To use ktask, configure the kernel with CONFIG_KTASK=y.

If CONFIG_KTASK=n, calls to the ktask API are simply #define'd to run the
thread function that the client provides so that the task is completed without
concurrency in the current thread.


Interface
=========

.. kernel-doc:: include/linux/ktask.h


Resource Limits
===============

ktask has resource limits on the number of work items it sends to its
workqueues.  In ktask, a workqueue item is a thread that runs chunks of the
task until the task is finished.

These limits support the different ways ktask uses workqueues:
 - ktask_run to run threads on the calling thread's node.
 - ktask_run_numa to run threads on the node(s) specified.
 - ktask_run_numa with nid=NUMA_NO_NODE to run threads on any node in the
   system.

To support these different ways of queueing work while maintaining an efficient
concurrency level, ktask needs both system-wide and per-node limits on the
number of threads.  Without per-node limits, a node might become oversubscribed
despite ktask staying within the system-wide limit, and without a system-wide
limit, ktask can't properly account for work that can run on any node.

The system-wide limit is based on the total number of CPUs, and the per-node
limit on the CPU count for each node.  A per-node work item counts against the
system-wide limit.  Workqueue's max_active can't accommodate both types of
limit, no matter how many workqueues are used, so ktask implements its own.

If a per-node limit is reached, the work item is allowed to run anywhere on the
machine to avoid overwhelming the node.  If the global limit is also reached,
ktask won't queue additional work items until it falls below the limit again.

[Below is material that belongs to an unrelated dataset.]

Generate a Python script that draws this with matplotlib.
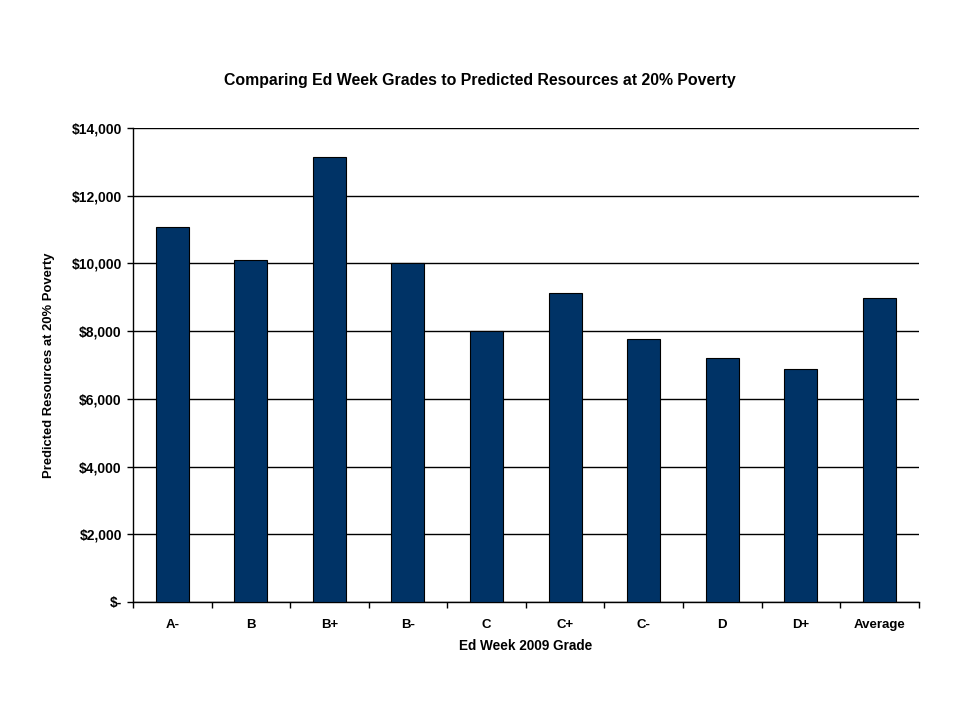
import matplotlib
matplotlib.use('Agg')
import matplotlib.pyplot as plt
import numpy as np
from matplotlib.ticker import FuncFormatter

grades = ['A-', 'B', 'B+', 'B-', 'C', 'C+', 'C-', 'D', 'D+', 'Average']
resources = [11080, 10090, 13130, 10020, 7990, 9120, 7760, 7200, 6870, 8970]

plt.rcParams['font.family'] = ['Liberation Sans', 'DejaVu Sans']
plt.rcParams['font.weight'] = 'bold'

fig = plt.figure(figsize=(9.6, 7.2), dpi=100)
ax = fig.add_axes([0.1385, 0.1639, 0.8185, 0.6583])

x = np.arange(len(grades))
ax.bar(x, resources, width=0.42, color='#003366', edgecolor='black', linewidth=0.8, zorder=3)

ax.set_xlim(-0.5, len(grades) - 0.5)
ax.set_ylim(0, 14000)
ax.set_yticks(np.arange(0, 14001, 2000))
ax.yaxis.set_major_formatter(FuncFormatter(lambda v, p: '$-' if v == 0 else f'${v:,.0f}'))
ax.grid(axis='y', color='black', linewidth=1.0, zorder=0)

ax.set_xticks(x)
ax.set_xticklabels(grades)
ax.set_xticks(np.arange(-0.5, len(grades)), minor=True)
ax.tick_params(axis='x', which='major', length=0, pad=12, labelsize=9.5)
ax.tick_params(axis='x', which='minor', length=4, width=1, color='black')
ax.tick_params(axis='y', length=4, width=1, labelsize=10, pad=4)

for side in ['top', 'right']:
    ax.spines[side].set_visible(False)
for side in ['left', 'bottom']:
    ax.spines[side].set_linewidth(1.0)

fig.text(0.5, 1 - 80 / 720, 'Comparing Ed Week Grades to Predicted Resources at 20% Poverty',
         fontsize=11.4, fontweight='bold', ha='center', va='center')
ax.set_xlabel('Ed Week 2009 Grade', fontsize=9.8, fontweight='bold', labelpad=6)
ax.set_ylabel('Predicted Resources at 20% Poverty', fontsize=9.4, fontweight='bold', labelpad=12)

fig.savefig('out.png', dpi=100, facecolor='white')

These limits apply only to workqueue items--that is, helper threads beyond the
one starting the task.  That way, one thread per task is always allowed to run.


Backward Compatibility
======================

ktask is written so that existing calls to the API will be backwards compatible
should the API gain new features in the future.  This is accomplished by
restricting API changes to members of struct ktask_ctl and having clients make
an opaque initialization call (DEFINE_KTASK_CTL).  This initialization can then
be modified to include any new arguments so that existing call sites stay the
same.


Error Handling
==============

Calls to ktask fail only if the provided thread function fails.  In particular,
ktask avoids allocating memory internally during a task, so it's safe to use in
sensitive contexts.

Tasks can fail midway through their work.  To recover, the finished chunks of
work need to be undone in a task-specific way, so ktask allows clients to pass
an "undo" callback that is responsible for undoing one chunk of work.  To avoid
multiple levels of error handling, this "undo" callback should not be allowed
to fail.  For simplicity and because it's a slow path, undoing is not
multithreaded.

Each call to ktask_run and ktask_run_numa returns a single value,
KTASK_RETURN_SUCCESS or a client-specific value.  Although threads can fail for
different reasons, ktask does not return thread-specific error information.